> **EXERCISE DESCRIPTION**: Retype each line exactly. Skip images.

> **RECORDED INFORMATION**:
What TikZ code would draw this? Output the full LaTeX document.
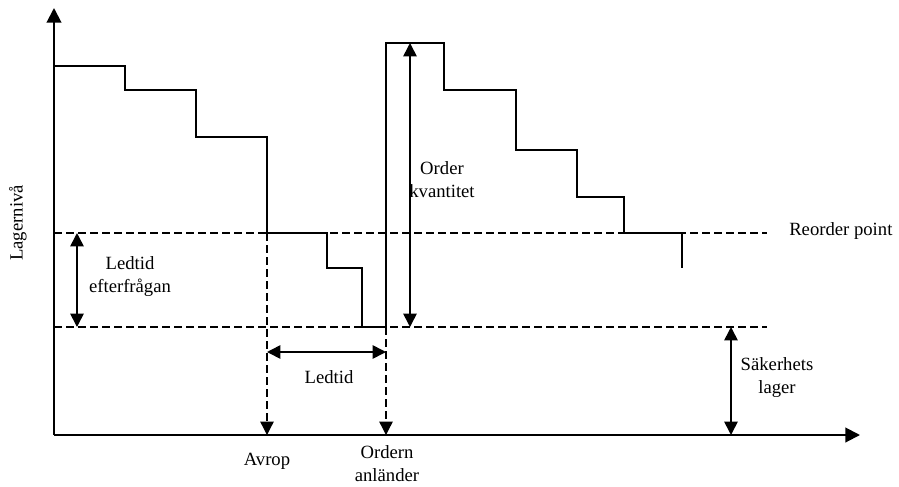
\documentclass[tikz,border=0pt]{standalone}
\usepackage{fontspec}
\setmainfont{Liberation Serif}
\usetikzlibrary{arrows.meta}
\begin{document}
\begin{tikzpicture}[x=0.75pt,y=-0.75pt,
  axis/.style={line width=1.5pt,-{Triangle[width=11pt,length=11pt]}},
  stock/.style={line width=1pt},
  level/.style={line width=1pt,dash pattern=on 6pt off 3pt},
  guide/.style={level,-{Triangle[width=10pt,length=10pt]}},
  span/.style={line width=1.2pt,{Triangle[width=10pt,length=10pt]}-{Triangle[width=10pt,length=10pt]}},
  lbl/.style={font=\fontsize{14}{17.25}\selectfont,align=center,inner sep=0pt}]
\useasboundingbox (0,0) rectangle (899,486);

% axes
\coordinate (O) at (54,435);
\coordinate (ytip) at (54,8);
\coordinate (xtip) at (860,435);
\draw[axis] (O) -- (ytip);
\draw[axis] (O) -- (xtip);

% reorder point and safety stock levels
\coordinate (ropL) at (54,233);
\coordinate (ropR) at (767,233);
\coordinate (ssL) at (54,327);
\coordinate (ssR) at (767,327);
\draw[level] (ropL) -- (ropR);
\draw[level] (ssL) -- (ssR);

% stock level over time
\draw[stock] (54,66) -| (125,90) -| (196,137) -| (267,233) -| (327,268) -| (362,327)
  -| (386,43) -| (444,90) -| (516,150) -| (577,197) -| (624,233) -| (682,268);

% call-off and arrival guides
\coordinate (callTop) at (267,233);
\coordinate (callBot) at (267,435);
\coordinate (arrTop) at (386,327);
\coordinate (arrBot) at (386,435);
\draw[guide] (callTop) -- (callBot);
\draw[guide] (arrTop) -- (arrBot);

% dimension arrows
\coordinate (ldA) at (77,233);
\coordinate (ldB) at (77,327);
\draw[span] (ldA) -- (ldB);
\coordinate (ltA) at (267,352);
\coordinate (ltB) at (386,352);
\draw[span] (ltA) -- (ltB);
\coordinate (oqA) at (410,43);
\coordinate (oqB) at (410,327);
\draw[span] (oqA) -- (oqB);
\coordinate (skA) at (731,327);
\coordinate (skB) at (731,435);
\draw[span] (skA) -- (skB);

% labels
\node[lbl,rotate=90] (ylab) at (18,223) {Lagernivå};
\node[lbl] (ledef) at (130,277) {Ledtid\\efterfrågan};
\node[lbl] (ledtid) at (329,377) {Ledtid};
\node[lbl] (ordq) at (442,180) {Order\\kvantitet};
\node[lbl,anchor=west] (rop) at (789,231) {Reorder point};
\node[lbl] (sak) at (777,378) {Säkerhets\\lager};
\node[lbl] (avrop) at (267,461) {Avrop};
\node[lbl] (arr) at (387,464) {Ordern\\anländer};
\end{tikzpicture}
\end{document}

> **ANSWER TO THE TASK**:
What TikZ code would draw this? Output the full LaTeX document.
\documentclass[tikz,border=0pt]{standalone}
\usepackage{fontspec}
\setmainfont{Liberation Serif}
\usetikzlibrary{arrows.meta}
\begin{document}
\begin{tikzpicture}[x=0.75pt,y=-0.75pt,
  axis/.style={line width=1.5pt,-{Triangle[width=11pt,length=11pt]}},
  stock/.style={line width=1pt},
  level/.style={line width=1pt,dash pattern=on 6pt off 3pt},
  guide/.style={level,-{Triangle[width=10pt,length=10pt]}},
  span/.style={line width=1.2pt,{Triangle[width=10pt,length=10pt]}-{Triangle[width=10pt,length=10pt]}},
  lbl/.style={font=\fontsize{14}{17.25}\selectfont,align=center,inner sep=0pt}]
\useasboundingbox (0,0) rectangle (899,486);

% axes
\coordinate (O) at (54,435);
\coordinate (ytip) at (54,8);
\coordinate (xtip) at (860,435);
\draw[axis] (O) -- (ytip);
\draw[axis] (O) -- (xtip);

% reorder point and safety stock levels
\coordinate (ropL) at (54,233);
\coordinate (ropR) at (767,233);
\coordinate (ssL) at (54,327);
\coordinate (ssR) at (767,327);
\draw[level] (ropL) -- (ropR);
\draw[level] (ssL) -- (ssR);

% stock level over time
\draw[stock] (54,66) -| (125,90) -| (196,137) -| (267,233) -| (327,268) -| (362,327)
  -| (386,43) -| (444,90) -| (516,150) -| (577,197) -| (624,233) -| (682,268);

% call-off and arrival guides
\coordinate (callTop) at (267,233);
\coordinate (callBot) at (267,435);
\coordinate (arrTop) at (386,327);
\coordinate (arrBot) at (386,435);
\draw[guide] (callTop) -- (callBot);
\draw[guide] (arrTop) -- (arrBot);

% dimension arrows
\coordinate (ldA) at (77,233);
\coordinate (ldB) at (77,327);
\draw[span] (ldA) -- (ldB);
\coordinate (ltA) at (267,352);
\coordinate (ltB) at (386,352);
\draw[span] (ltA) -- (ltB);
\coordinate (oqA) at (410,43);
\coordinate (oqB) at (410,327);
\draw[span] (oqA) -- (oqB);
\coordinate (skA) at (731,327);
\coordinate (skB) at (731,435);
\draw[span] (skA) -- (skB);

% labels
\node[lbl,rotate=90] (ylab) at (18,223) {Lagernivå};
\node[lbl] (ledef) at (130,277) {Ledtid\\efterfrågan};
\node[lbl] (ledtid) at (329,377) {Ledtid};
\node[lbl] (ordq) at (442,180) {Order\\kvantitet};
\node[lbl,anchor=west] (rop) at (789,231) {Reorder point};
\node[lbl] (sak) at (777,378) {Säkerhets\\lager};
\node[lbl] (avrop) at (267,461) {Avrop};
\node[lbl] (arr) at (387,464) {Ordern\\anländer};
\end{tikzpicture}
\end{document}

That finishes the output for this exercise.